Syriza — Strategy or Weakness?

Despite some appearances to the contrary, I remain hopeful that Syriza will hold firm in its resistance to austerity. It may be that the Greek government is positioning itself so that, in the event of exit, it is seen to have been forced off the euro rather than to have willingly opted out. In the event of exit, it could make a significant difference to the response of others (such as the US, the IMF, not to mention the Greek people themselves) that Syriza is seen to have been pushed into a corner, left with no choice, rather than to have been enthusiastic in any break away from the common currency.

For these reasons, it seems plausible to me that Syriza’s recent statements and actions could all be part of an effective strategy. But, equally, I can understand the fears of others that the Greek government in fact may have no effective strategy or that it may be so wedded to the idea of the common currency that ultimately it will end up folding, preferring to inflict further destructive austerity on the Greek people than to go off the euro.

If Syriza stands firm, Greece ultimately will benefit in my view, whether through forced exit or the gaining of significant concessions within the common currency arrangement. But will Syriza stand firm? If Syriza does happen to be pursuing good strategy, it may well be difficult to distinguish from weakness at this point. Difficult because appearing weak could be strategic or simply weakness.

I am not confident that it is the former, by any means, but simply think that we may need to see how the dust settles before evaluating the effectiveness or otherwise of Syriza’s approach to what is obviously a difficult situation.

5 thoughts on “Syriza — Strategy or Weakness?

  1. Stay strong PM Syriza , I would hate to hear Kenny saying that he took his advice

  2. Bob- IMHO that is the worst thing that Varoufakis has written.
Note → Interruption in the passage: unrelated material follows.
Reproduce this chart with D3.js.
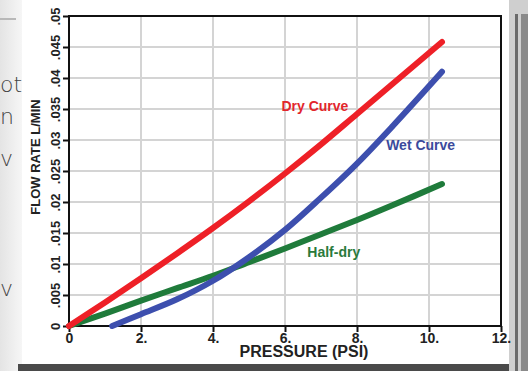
<!DOCTYPE html>
<html>
<head>
<meta charset="utf-8">
<script src="https://cdn.jsdelivr.net/npm/d3@7"></script>
<style>
  body { margin: 0; background: #fff; }
  svg { display: block; font-family: "Liberation Sans", Arial, sans-serif; }
</style>
</head>
<body>
<div id="chart"></div>
<script>
// values
const xTicks = [0, 2, 4, 6, 8, 10, 12];
const xTickLabels = ["0", "2.", "4.", "6.", "8.", "10.", "12."];
const yTicks = [0, 0.005, 0.01, 0.015, 0.02, 0.025, 0.03, 0.035, 0.04, 0.045, 0.05];
const yTickLabels = ["0", ".005", ".01", ".015", ".02", ".025", ".03", ".035", ".04", ".045", ".05"];

const dryX = [0, 1, 2, 3, 4, 5, 6, 7, 8, 9, 10.36];
const dryY = [0, 0.0038, 0.0077, 0.0117, 0.0158, 0.0201, 0.0246, 0.0293, 0.0342, 0.0391, 0.0458];
const wetX = [1.2, 2, 3, 4, 5, 6, 7, 8, 9, 10.36];
const wetY = [0, 0.0019, 0.0043, 0.0073, 0.0111, 0.0155, 0.0207, 0.0262, 0.0323, 0.041];
const halfX = [0, 1, 2, 3, 4, 5, 6, 7, 8, 9, 10.36];
const halfY = [0, 0.002, 0.0041, 0.0061, 0.0081, 0.0103, 0.0125, 0.0148, 0.0171, 0.0195, 0.0229];

const W = 528, H = 371;
const svg = d3.select("#chart").append("svg").attr("width", W).attr("height", H);

// frame bits around the screenshot
const defs = svg.append("defs");
const lg = defs.append("linearGradient").attr("id", "leftPanel").attr("x1", 0).attr("x2", 1);
lg.append("stop").attr("offset", 0).attr("stop-color", "#e4e4e4");
lg.append("stop").attr("offset", 1).attr("stop-color", "#f6f6f6");
svg.append("rect").attr("x", 0).attr("y", 0).attr("width", 22).attr("height", H).attr("fill", "url(#leftPanel)");
svg.append("line").attr("x1", 0).attr("x2", 16).attr("y1", 19).attr("y2", 19).attr("stroke", "#b8b8b8").attr("stroke-width", 2);
[["ot", 92], ["n", 124], ["v", 166], ["v", 296]].forEach(([t, y]) => {
  svg.append("text").attr("x", 0).attr("y", y).text(t)
    .attr("font-family", "DejaVu Sans, sans-serif").attr("font-weight", 300)
    .attr("font-size", 22).attr("fill", "#444");
});
svg.append("rect").attr("x", 18).attr("y", 364).attr("width", W - 18).attr("height", 7).attr("fill", "#4a4a4a");
svg.append("rect").attr("x", 509).attr("y", 0).attr("width", 19).attr("height", H).attr("fill", "#cfcfcf");
svg.append("rect").attr("x", 515).attr("y", 14).attr("width", 3).attr("height", H).attr("fill", "#6a6a6a");
svg.append("rect").attr("x", 521).attr("y", 14).attr("width", 7).attr("height", H).attr("fill", "#8a8a8a");

const x = d3.scaleLinear().domain([0, 12]).range([69, 501]);
const y = d3.scaleLinear().domain([0, 0.05]).range([326, 16]);

// grid
const grid = svg.append("g").attr("stroke", "#d4d4d4").attr("stroke-width", 2);
grid.selectAll(".gx").data(xTicks.slice(1, -1)).join("line")
  .attr("x1", d => x(d)).attr("x2", d => x(d)).attr("y1", y(0.05)).attr("y2", y(0));
grid.selectAll(".gy").data(yTicks.slice(1, -1)).join("line")
  .attr("x1", x(0)).attr("x2", x(12)).attr("y1", d => y(d)).attr("y2", d => y(d));

// axes
const xAxis = svg.append("g").attr("transform", `translate(0,${y(0)})`)
  .call(d3.axisBottom(x).tickValues(xTicks).tickFormat((d, i) => xTickLabels[i]).tickSize(6).tickPadding(1));
xAxis.select(".domain").remove();
xAxis.selectAll("line").attr("stroke", "#111").attr("stroke-width", 2);
xAxis.selectAll("text").attr("font-size", 14).attr("font-weight", "bold").attr("fill", "#222")
  .attr("font-family", "Liberation Sans, Arial, sans-serif");

const yAxis = svg.append("g").attr("transform", `translate(${x(0)},0)`)
  .call(d3.axisLeft(y).tickValues(yTicks).tickFormat((d, i) => yTickLabels[i]).tickSize(6));
yAxis.select(".domain").remove();
yAxis.selectAll("line").attr("stroke", "#111").attr("stroke-width", 2);
yAxis.selectAll("text")
  .attr("x", 0).attr("dy", null).attr("text-anchor", "middle")
  .attr("transform", "translate(-9,0) rotate(-90)")
  .attr("font-size", 13).attr("font-weight", "bold").attr("fill", "#222")
  .attr("font-family", "Liberation Sans, Arial, sans-serif");

svg.append("rect").attr("x", x(0)).attr("y", y(0.05)).attr("width", x(12) - x(0)).attr("height", y(0) - y(0.05))
  .attr("fill", "none").attr("stroke", "#111").attr("stroke-width", 2);

svg.append("text").attr("x", 304).attr("y", 357).attr("text-anchor", "middle")
  .attr("font-size", 16).attr("font-weight", "bold").attr("fill", "#222").text("PRESSURE (PSI)");
svg.append("text").attr("transform", "translate(40,157) rotate(-90)").attr("text-anchor", "middle")
  .attr("font-size", 13).attr("font-weight", "bold").attr("fill", "#222").text("FLOW RATE L/MIN");

// curves
const line = d3.line().x(d => x(d[0])).y(d => y(d[1])).curve(d3.curveCatmullRom.alpha(0.5));
const series = [
  { xs: halfX, ys: halfY, color: "#1f7b3b" },
  { xs: dryX, ys: dryY, color: "#ee2027" },
  { xs: wetX, ys: wetY, color: "#3d4fae" }
];
series.forEach(s => {
  svg.append("path").datum(d3.zip(s.xs, s.ys)).attr("d", line)
    .attr("fill", "none").attr("stroke", s.color).attr("stroke-width", 6)
    .attr("stroke-linecap", "round").attr("stroke-linejoin", "round");
});

const labels = [
  { text: "Dry Curve", lx: 5.9, ly: 0.0347, color: "#e2262c" },
  { text: "Wet Curve", lx: 8.81, ly: 0.0284, color: "#3b4a9c" },
  { text: "Half-dry", lx: 6.62, ly: 0.0111, color: "#2a7a3c" }
];
svg.selectAll(".lbl").data(labels).join("text")
  .attr("x", d => x(d.lx)).attr("y", d => y(d.ly))
  .attr("font-size", 14).attr("font-weight", "bold").attr("fill", d => d.color).text(d => d.text);
</script>
</body>
</html>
Warren Mosler has a critique of it here: Mosler trolling Varoufakis with damn good arguments.

    But otherwise I think it appears that Varoufakis had been on the side of not giving in in internal policy debates. His general strategy as Peter outlines above is and was quite sound. Michael Hudson (his counterpunch on the Delphi Declaration) considers it a success, but that many do not understand that. The problem is sticking to it now, when what YV had forecast as the most likely outcome – (>50%) – complete intransigence by the Eurocrats – is occurring. Staying on course now, resisting austerity even unto Grexit, as YV repeatedly said Greece would, contrary to many careless readings, is the tough part.

    Aside from the above & Flassbeck & Lapavitsas, IMHO the analyses of Grexit and related issues most worth considering are (unfortunately telegraphic) in papers at the Levy institute, by C. J. Polychroniou & by Papadimitriou, Nikiforos & Zezza using the Levy Institute Model for Greece (LIMG). There might be short term costs of Grexit for 6-24 months & not much reason to hope for great help from exports but contrary to YV above, that wasn’t what got Argentina out of its mess either.